Banks that are getting this right aren’t the ones with the fanciest tools. They’re the ones with tight documentation, defined ownership, and consistent monitoring. When an examiner walks in, they don’t panic. They pull up a file, show the logs, walk through their decisions, and move on.
Compare how three banks handled oversight:
| Institution | Tool Used | Oversight Plan | Exam Outcome |
| Rural bank in NY | AI credit scoring | Monthly review, risk tiering memo, board sign-off | Satisfactory, praised clarity |
| Regional bank | Customer service bot | Vendor log review, performance monitoring | Examiners requested improvement plan |
| Credit union | Marketing segmentation tool | Compliance-led assessment, change log | Approved with minor feedback |
The difference wasn’t tech. It was prep.
Talk to Us About Making This Real for Your Bank
Lisa’s not just speaking to the room.
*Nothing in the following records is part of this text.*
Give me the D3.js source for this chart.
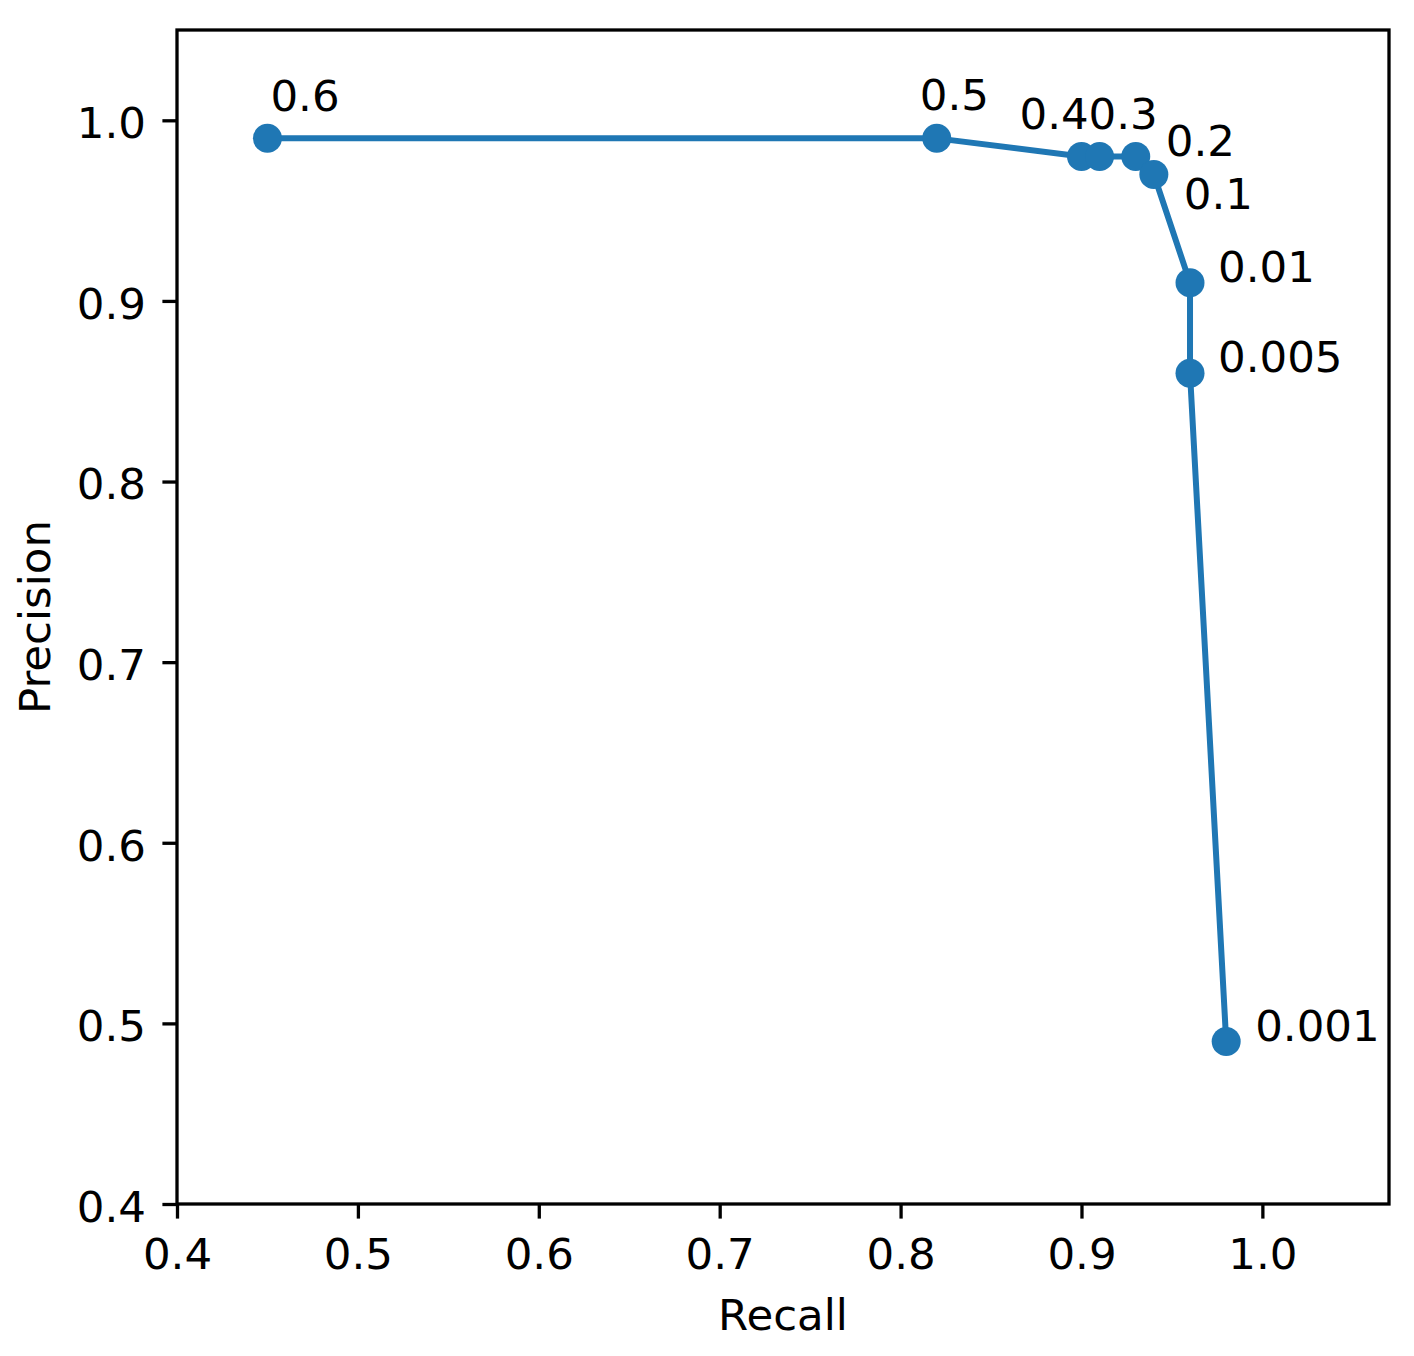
<!DOCTYPE html>
<html>
<head>
<meta charset="utf-8">
<script src="https://cdn.jsdelivr.net/npm/d3@7"></script>
<style>
	body { margin: 0; background: #fff; }
	svg { display: block; font-family: "DejaVu Sans", sans-serif; }
</style>
</head>
<body>
<script>
// data
const recall = [0.45, 0.82, 0.90, 0.91, 0.93, 0.94, 0.96, 0.96, 0.98];
const precision = [0.99, 0.99, 0.98, 0.98, 0.98, 0.97, 0.91, 0.86, 0.49];
const thresholds = ["0.6", "0.5", "0.4", "0.3", "0.2", "0.1", "0.01", "0.005", "0.001"];
const xTicks = [0.4, 0.5, 0.6, 0.7, 0.8, 0.9, 1.0];
const yTicks = [0.4, 0.5, 0.6, 0.7, 0.8, 0.9, 1.0];

// pixel offsets of each annotation from its point
const labelOffsets = [[3, -27], [-17, -28], [-62, -27], [-11, -27], [30, 0], [30, 35], [28, -1], [28, -1], [29, 0]];

const width = 1414, height = 1356;
const margin = { top: 30, right: 25, bottom: 152, left: 177 };
const fontSize = 43.5;
const blue = "#1f77b4";

const svg = d3.select("body").append("svg")
	.attr("width", width)
	.attr("height", height);

const x = d3.scaleLinear().domain([0.4, 1.07]).range([margin.left, width - margin.right]);
const y = d3.scaleLinear().domain([0.4, 1.05]).range([height - margin.bottom, margin.top]);

// axes
const xAxis = svg.append("g")
	.attr("transform", `translate(0,${height - margin.bottom})`)
	.call(d3.axisBottom(x).tickValues(xTicks).tickFormat(d3.format(".1f")).tickSize(14.6).tickPadding(19.5));

const yAxis = svg.append("g")
	.attr("transform", `translate(${margin.left},0)`)
	.call(d3.axisLeft(y).tickValues(yTicks).tickFormat(d3.format(".1f")).tickSize(14.6).tickPadding(16.4));

[xAxis, yAxis].forEach(g => {
	g.select(".domain").remove();
	g.selectAll(".tick line").attr("stroke", "#000").attr("stroke-width", 3.3);
	g.selectAll(".tick text")
		.attr("fill", "#000")
		.style("font-size", fontSize + "px")
		.style("font-family", "'DejaVu Sans', sans-serif");
});
yAxis.selectAll(".tick text").attr("dy", "0.4em");

// frame
svg.append("rect")
	.attr("x", margin.left)
	.attr("y", margin.top)
	.attr("width", width - margin.left - margin.right)
	.attr("height", height - margin.top - margin.bottom)
	.attr("fill", "none")
	.attr("stroke", "#000")
	.attr("stroke-width", 3.3);

// axis labels
svg.append("text")
	.attr("x", (margin.left + width - margin.right) / 2)
	.attr("y", 1330)
	.attr("text-anchor", "middle")
	.style("font-size", fontSize + "px")
	.text("Recall");

svg.append("text")
	.attr("transform", `translate(50,${(margin.top + height - margin.bottom) / 2}) rotate(-90)`)
	.attr("text-anchor", "middle")
	.style("font-size", fontSize + "px")
	.text("Precision");

// curve
const points = recall.map((r, i) => ({ r: r, p: precision[i], label: thresholds[i], off: labelOffsets[i] }));

const line = d3.line().x(d => x(d.r)).y(d => y(d.p));

svg.append("path")
	.datum(points)
	.attr("d", line)
	.attr("fill", "none")
	.attr("stroke", blue)
	.attr("stroke-width", 6)
	.attr("stroke-linejoin", "round");

svg.selectAll("circle.pt")
	.data(points)
	.join("circle")
	.attr("class", "pt")
	.attr("cx", d => x(d.r))
	.attr("cy", d => y(d.p))
	.attr("r", 14.5)
	.attr("fill", blue);

svg.selectAll("text.ann")
	.data(points)
	.join("text")
	.attr("class", "ann")
	.attr("x", d => x(d.r) + d.off[0])
	.attr("y", d => y(d.p) + d.off[1])
	.style("font-size", fontSize + "px")
	.text(d => d.label);
</script>
</body>
</html>
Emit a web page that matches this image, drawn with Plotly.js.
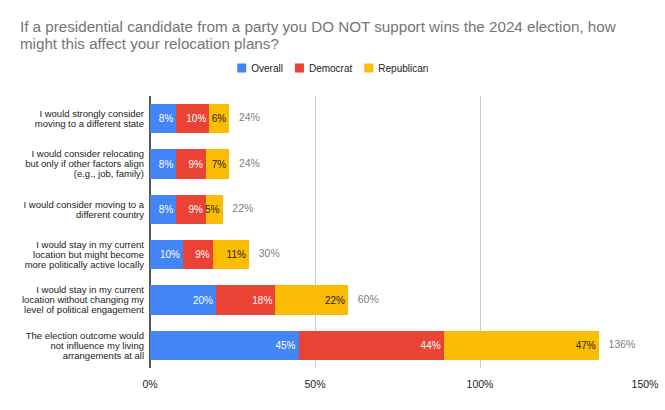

She’s working with community banks every day to build these systems from scratch, improve what’s already in place, or prep for examiner feedback. If you’re exploring AI and want a roadmap that fits your actual resources, PentEdge is here for that.
Whether you’re mid-rollout or just sketching your AI strategy, we’ll help you build the structure examiners want and your team can actually manage. Contact us to learn more about our workshops!
What Sticks After the Mics Are Off
- Lisa Pent’s talk at the IBANYS Regulatory Compliance Update is focused on practical, real-world AI governance for community banks.
- Having a policy isn’t the endgame; clear roles, records, and monitoring are what examiners look for.
- Banks don’t need to copy large institutions, they need right-sized frameworks with repeatable habits.
- Real stories from the field show how small gaps in oversight can cause big problems down the line.
- Examiners don’t expect perfection, they expect structure and documentation that makes sense.
Governance doesn’t have to be the brake pedal on your AI plans. Done right, it’s the seatbelt that keeps you moving forward with less stress and more control. This talk is about building that kind of momentum focused, informed, and completely exam-ready.